The Commons boils over

Was this mess a piece of abstract art? The result of a toddler running amok? Neither — it was just an extremely chaotic prime minister's questions.

At first David Cameron's exchanges with Ed Miliband were relatively civilised. After a return to form last week, the leader of the opposition appeared to be retreating back into statesman mode for his first set of three questions, on Libya. A far cry from the passionate histrionics of last week, true, but he appeared to have elicited a genuine slip from Cameron over a review of the defence review. It will take further reviews of the footage to establish whether this review is really a review worth reviewing in more depth.

In the meantime, therefore, our focus is on Miliband's second set of questions. Again he repeated the tactic of last week, in which he picks a relatively obscure area of policy and doesn't let go. This time round it was the DNA of suspected rapists, and whether it's a good idea to delete them from police computers or not.

It's been a while since Cameron has been able to bash Labour for civil liberties, given Miliband's previous enthusiasm for bashing his own party on the issue. That appeared to have fallen by the wayside today. And so the PM struck his point home hard. "We inherited an unacceptable situation," he said. Prime ministers always enjoy blaming the last lot; even after 13 years in power, New Labour blamed the Tories before them for pretty much everything.
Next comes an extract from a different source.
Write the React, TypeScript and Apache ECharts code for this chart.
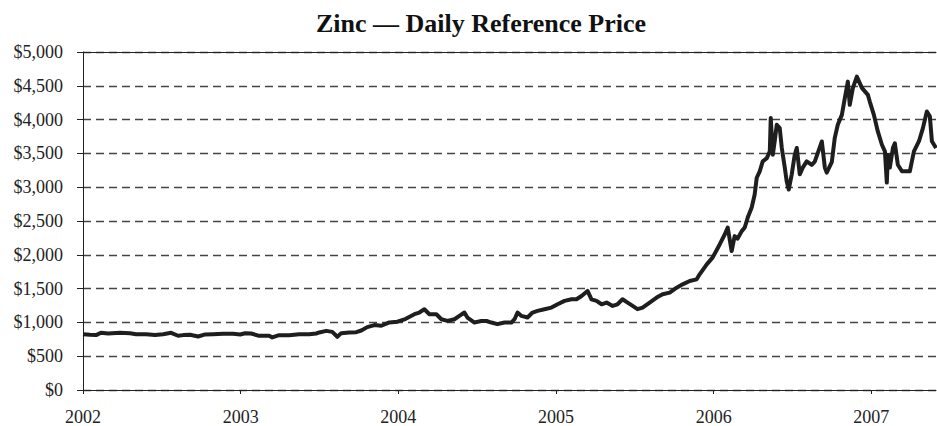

Miliband has no such luxury, so he pressed on. But something odd was happening. The government backbenchers, especially those behind the Cabinet on the front row, were hooting and heckling. Mad cackling was heard. Meanwhile, home secretary Theresa May was giving Cameron the key policy information needed to rebut Miliband's comments.

"I know he wants some help from the home secretary," Miliband quavered, before asking his question.

Cameron stood up, chest billowing out. It was as if those Tory MPs behind him had each been 20 or 30 boxing coaches, each whispering words of encouragement into his ear between rounds. Now he waded into the middle of the ring with all the combined confidence they could muster. "I understand some worry that in this government we actually talk to each other!" he crowed, with all the swagger of the school bully. "This is clearly not the case!"

Miliband was sitting bolt upright in his seat, frowning with the desperate concentration of a child trying to work out whether six times seven equals 41 or 43.

"It's perfectly clear the shadow chancellor and the leader of the Labour party don't speak to each other at all," Cameron crowed. "I have the proof! This week he made a huge announcement on a massive VAT cut, and yet..."

At this point the referee, Speaker John Bercow, intervened to end the duffing-up. It was time for Miliband, shaking himself off, to get back into the fight. "Let me give this lesson to the prime minister," he said, trying to sound sonorous. "Ohhh!" the government's MPs replied in unison, like a gameshow audience being encouraged by Sir Bruce Forsyth.

Miliband, scoring his best point of the session, then observed: "It would be better to talk to his colleagues before they put forward the policy, not afterwards!"

Bish! Bosh! Bash! Another blow for the Labour leader. But here was Cameron, ploughing back into the fray once more. He ignored the rather sensitive comments of the head of Rape Crisis Miliband had quoted and, head down, kept pummelling away. "What we tend to find with his questions is he comes up with some idea, gets it completely wrong in the Commons, and we then find out afterwards he's given a partial answer," he seethed.

In the past Cameron has been especially good at finessing his remarks so that the great rhetorical peak comes right at the end, leaving his MPs bellowing for more. Not today. After yet another interruption from the Speaker, all he had time for was: "I'm not surprised he doesn't want to talk about the issues his party's been putting forward this week because I don't suppose he knew about them." There was no yelling or cheering from MPs. Just a continuation of the background ruckus which had continued throughout the exchanges.

That, in Bercow's view, was quite enough. The main event was over, in what appeared to be a bloody scoring draw. It was time for everybody to go home. But MPs, thoroughly worked up, had all the restless unease caused by a missing climax. "The House needs to simmer down and take whatever tablets are necessary," the Speaker urged.

Tory backbencher Marcus Jones had obviously not been taking his medication. Clearly worked up, or perhaps in a bid to just make himself heard, he used measures tones to shout and scream his question.

Jones' concerns about the coalition's "reckless raft of unfunded tax cuts and spending commitments", all uttered in a Midlands howl, proved too much for the Speaker. "The honourable gentleman will now resume his seat!" Bercow boomed. MPs finally shushed each other and settled down — the collective version, we suppose, of 'calm down, dear'.